2. Description of the Prior Art
In a conventional VTR, a rotary transducer or head assembly is provided with one or more magnetic transducers which scan successive parallel tracks on a magnetic record tape so as to record and/or reproduce video signals in such tracks. In general, while the one or more transducers rotate so as to scan across the tape, the tape itself is transported longitudinally. A typical so-called helical scan VTR preferably includes two record and/or playback transducers mounted approximately 180.degree. apart on a suitable rotary assembly so as to alternately scan a magnetic tape which is helically wrapped about at least a portion of a guide drum forming a part of the transducer assembly. During recording, a tracking servo system controls the rotation of the transducers with respect to the tape movement, and control pulse signals are recorded on a marginal portion of the tape. During normal reproduction, the same or a similar servo control system is used to synchronize the movement of the tape to the rotation of the transducers in accordance with the recorded control pulse signals. Consequently, an accurate video picture can be displayed in response to the reproduced video signal. This accuracy is, in large part, due to the fact that the servo control system tends to control the relative movements and positions of the rotary transducers and the tape so that each transducer scans substantially the same track during a reproducing or playback operation as was scanned by it during the recording operation. Therefore, during normal reproducing, that is, playback at the normal tape speed, the servo system substantially serves to insure that the scanning path of each of the heads or transducers coincides with one of the previously recorded tracks. In one type of helical scan VTR, the adjacent parallel record tracks which are recorded by the alternate passes or scans of the magnetic heads or transducers are spaced apart from each other by guard bands. In another type of helical scan VTR, the recording density is increased by eliminating such guard bands and recording the parallel record tracks in abutting or substantially contiguous relation.

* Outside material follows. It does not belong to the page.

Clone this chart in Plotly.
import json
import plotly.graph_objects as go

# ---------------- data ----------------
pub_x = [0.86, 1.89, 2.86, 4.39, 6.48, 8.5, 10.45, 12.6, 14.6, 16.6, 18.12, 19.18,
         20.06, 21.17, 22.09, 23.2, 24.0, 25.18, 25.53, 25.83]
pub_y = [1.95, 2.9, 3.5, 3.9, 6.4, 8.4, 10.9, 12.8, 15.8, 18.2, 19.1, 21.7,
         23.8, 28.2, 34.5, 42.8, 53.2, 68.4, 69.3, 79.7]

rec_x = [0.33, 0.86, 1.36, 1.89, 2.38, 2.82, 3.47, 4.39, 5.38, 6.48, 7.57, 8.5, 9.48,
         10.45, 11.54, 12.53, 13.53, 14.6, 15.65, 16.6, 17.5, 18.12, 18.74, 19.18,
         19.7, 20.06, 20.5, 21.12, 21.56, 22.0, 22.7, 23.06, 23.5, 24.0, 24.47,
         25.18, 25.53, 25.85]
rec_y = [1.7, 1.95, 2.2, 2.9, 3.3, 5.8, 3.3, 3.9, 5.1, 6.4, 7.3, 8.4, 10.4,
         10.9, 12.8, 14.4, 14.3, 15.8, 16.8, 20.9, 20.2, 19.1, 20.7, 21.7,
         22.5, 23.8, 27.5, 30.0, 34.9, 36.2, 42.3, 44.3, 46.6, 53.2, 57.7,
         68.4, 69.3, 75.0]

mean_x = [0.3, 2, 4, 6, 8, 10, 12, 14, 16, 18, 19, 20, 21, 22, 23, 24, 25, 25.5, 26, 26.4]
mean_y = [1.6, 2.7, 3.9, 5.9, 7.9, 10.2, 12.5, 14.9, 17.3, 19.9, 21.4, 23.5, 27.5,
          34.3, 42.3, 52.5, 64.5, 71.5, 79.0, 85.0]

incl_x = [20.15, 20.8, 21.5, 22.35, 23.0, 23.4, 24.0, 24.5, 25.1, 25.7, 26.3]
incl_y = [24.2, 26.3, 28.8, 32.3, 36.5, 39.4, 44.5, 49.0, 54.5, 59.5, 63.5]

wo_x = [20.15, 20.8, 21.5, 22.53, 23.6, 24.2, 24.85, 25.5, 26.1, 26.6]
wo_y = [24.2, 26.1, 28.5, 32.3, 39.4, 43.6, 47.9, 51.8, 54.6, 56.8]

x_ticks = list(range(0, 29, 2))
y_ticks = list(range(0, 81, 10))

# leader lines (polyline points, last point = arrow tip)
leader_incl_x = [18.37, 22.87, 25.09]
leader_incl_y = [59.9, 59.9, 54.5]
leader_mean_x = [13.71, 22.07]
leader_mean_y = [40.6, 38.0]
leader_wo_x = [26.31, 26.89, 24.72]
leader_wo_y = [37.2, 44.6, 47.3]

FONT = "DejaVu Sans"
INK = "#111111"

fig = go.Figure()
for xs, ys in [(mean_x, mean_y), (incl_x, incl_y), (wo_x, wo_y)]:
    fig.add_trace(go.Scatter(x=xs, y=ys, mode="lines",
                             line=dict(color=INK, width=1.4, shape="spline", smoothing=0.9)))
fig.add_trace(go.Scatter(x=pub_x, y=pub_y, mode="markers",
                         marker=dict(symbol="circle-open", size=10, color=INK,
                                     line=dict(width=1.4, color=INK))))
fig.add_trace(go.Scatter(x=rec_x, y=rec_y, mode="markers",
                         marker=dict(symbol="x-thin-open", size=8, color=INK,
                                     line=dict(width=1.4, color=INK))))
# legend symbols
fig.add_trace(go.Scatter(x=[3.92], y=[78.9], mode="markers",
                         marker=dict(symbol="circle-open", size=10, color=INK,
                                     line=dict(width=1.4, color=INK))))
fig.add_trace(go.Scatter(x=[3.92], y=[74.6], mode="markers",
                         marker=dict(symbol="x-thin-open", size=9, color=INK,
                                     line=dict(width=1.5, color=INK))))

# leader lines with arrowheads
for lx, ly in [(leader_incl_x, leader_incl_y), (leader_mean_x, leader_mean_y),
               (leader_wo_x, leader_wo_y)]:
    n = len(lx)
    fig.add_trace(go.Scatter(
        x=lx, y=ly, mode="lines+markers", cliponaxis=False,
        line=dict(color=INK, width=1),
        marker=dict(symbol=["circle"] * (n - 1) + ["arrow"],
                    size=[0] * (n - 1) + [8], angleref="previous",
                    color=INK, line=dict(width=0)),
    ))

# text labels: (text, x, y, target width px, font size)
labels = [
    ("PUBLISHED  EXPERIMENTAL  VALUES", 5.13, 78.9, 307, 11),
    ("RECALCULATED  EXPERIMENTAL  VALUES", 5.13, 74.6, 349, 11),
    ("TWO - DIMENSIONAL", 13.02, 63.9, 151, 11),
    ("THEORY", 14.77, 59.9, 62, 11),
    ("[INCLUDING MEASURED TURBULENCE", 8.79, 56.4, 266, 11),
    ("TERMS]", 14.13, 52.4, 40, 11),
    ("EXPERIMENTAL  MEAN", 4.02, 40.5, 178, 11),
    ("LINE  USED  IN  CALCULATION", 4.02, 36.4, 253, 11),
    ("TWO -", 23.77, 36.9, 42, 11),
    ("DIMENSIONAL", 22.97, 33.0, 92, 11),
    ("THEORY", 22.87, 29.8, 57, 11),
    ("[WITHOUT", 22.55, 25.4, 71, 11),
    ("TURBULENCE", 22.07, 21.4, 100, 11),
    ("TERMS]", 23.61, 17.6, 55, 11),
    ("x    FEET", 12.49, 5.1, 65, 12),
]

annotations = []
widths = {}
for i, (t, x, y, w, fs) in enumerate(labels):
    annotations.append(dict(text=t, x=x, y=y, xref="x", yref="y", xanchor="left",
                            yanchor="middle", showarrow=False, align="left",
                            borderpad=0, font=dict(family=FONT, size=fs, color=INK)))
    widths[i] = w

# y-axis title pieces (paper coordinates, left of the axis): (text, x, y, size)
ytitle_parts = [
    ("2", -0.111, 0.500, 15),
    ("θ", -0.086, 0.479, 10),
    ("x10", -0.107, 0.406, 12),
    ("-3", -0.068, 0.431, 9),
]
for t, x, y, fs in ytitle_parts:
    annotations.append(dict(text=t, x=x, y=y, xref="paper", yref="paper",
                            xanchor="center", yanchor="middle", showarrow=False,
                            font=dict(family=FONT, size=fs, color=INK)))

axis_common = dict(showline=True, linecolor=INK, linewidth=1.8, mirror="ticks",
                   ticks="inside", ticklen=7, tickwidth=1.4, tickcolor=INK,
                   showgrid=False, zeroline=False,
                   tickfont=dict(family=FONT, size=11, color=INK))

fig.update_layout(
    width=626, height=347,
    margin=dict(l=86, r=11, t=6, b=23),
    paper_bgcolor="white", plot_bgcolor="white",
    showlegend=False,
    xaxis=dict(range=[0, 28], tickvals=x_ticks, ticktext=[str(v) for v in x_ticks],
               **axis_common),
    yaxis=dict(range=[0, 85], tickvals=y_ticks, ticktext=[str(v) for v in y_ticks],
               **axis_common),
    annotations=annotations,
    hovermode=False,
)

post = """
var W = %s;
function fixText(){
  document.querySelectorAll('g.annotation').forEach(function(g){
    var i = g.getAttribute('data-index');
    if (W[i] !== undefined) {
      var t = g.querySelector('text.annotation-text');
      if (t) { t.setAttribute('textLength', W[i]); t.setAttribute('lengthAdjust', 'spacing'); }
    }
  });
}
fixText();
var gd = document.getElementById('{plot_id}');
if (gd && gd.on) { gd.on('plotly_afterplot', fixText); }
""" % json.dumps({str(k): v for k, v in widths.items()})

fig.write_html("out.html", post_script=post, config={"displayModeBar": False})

In existing helical scan VTRs wherein contiguous record tracks are recorded, the problem of crosstalk interference due to unwanted signals which are picked up from adjacent record tracks during a reproducing operation is avoided, at least in respect to high frequency signal components, by recording the adjacent record tracks with magnetic heads having respective gaps with different azimuth angles. As is known, if the luminance signal of a composite color video signal is frequency-modulated onto a relatively higher frequency carrier, then, because of the phenomenon of azimuth loss which is directly related to the frequency of the signals, those signals which are recorded in an adjacent track by a magnetic head having a different azimuth angle than the head which is used to reproduce the recorded signals from a given track will be substantially attenuated. Of course, the magnetic head used for reproducing signals recorded in each track should have the same azimuth angle as the head which was used to record the signals in that track.
However, it is bothersome and costly to provide the rotary transducer assembly of a VTR with heads having different azimuth angles and further to precisely position such heads relative to the supporting structures therefor so that the desired coincidence of the azimuth angles of heads used for recording and reproducing signals in particular tracks will be achieved even when the recording and reproducing operations are performed with different VTRs.
Recently, VTRs have been provided which are capable of various kinds of reproducing operations, such as "stop or still-motion", "slow-motion" and "quick or fast-motion". In these various reproducing modes, the tape speed differs from the speed during recording. Consequently, the scanning path of each head or transducer is different from the recorded track during these different reproducing modes, that is, the scanning path is inclined, or angularly disposed, with respect to the recorded track. This means that, in the various reproducing modes other than the "normal mode", guard band noise or crosstalk will result from the tracking errors or inclination of the scanning paths of the heads relative to the recorded tracks.
It has been proposed, for example, in U.S. Pat. No. 4,080,636, that such tracking errors in the scanning path of each rotary head or transducer can be corrected if each transducer is supported by an adjustable support assembly, such as, a so-called bi-morph leaf, which is adapted to deflect or flex in a direction, and by an amount depending upon the polarity and amplitude of an electrical drive signal applied thereacross. Hence, and as described in the aforementioned patent, the drive signal applied to the bi-morph leaf can be suitably controlled so as to deflect the transducer supported thereby in a direction transversely of the plane of rotation of the head or transducer and thereby cause its scanning path to coincide with the parallel record tracks which are scanned thereby. Although tracking errors are minimized or avoided by use of a suitably controlled bi-morph leaf, as aforesaid, it can be appreciated that deflection of the transducer or head in the direction transverse or perpendicular to its plane of rotation does not alter the azimuth angle of the head gap relative to the track being scanned. Thus, if the tracking error or deviation of the scanning path from a recorded track is accompanied by a difference between the actual azimuth angle of the scanning transducer or head from the azimuth angle with which the scanned track was recorded, the resulting azimuth loss or attenuation of the reproduced signal will not be substantially helped by the bi-morph leaf induced deflection of the head perpendicular to its plane of rotation.
Moreover, if a helical scan VTR having two diametrically opposed heads with different azimuth angles for minimizing crosstalk interference, as described above, is used in a "slow-motion" reproducing operation in which, for example, the tape is longitudinally driven or advanced at a speed which is one-half or one-quarter the tape speed during recording, each recorded track is scanned twice or four times, respectively, and, therefore, half of such repeated scans of each track may be effected with a head having an azimuth angle different from that of the head with which the scanned track was recorded. Accordingly, in the slow-motion reproducing mode, there may be substantial attenuation of the reproduced signal during at least some of the repetitive scans of each track.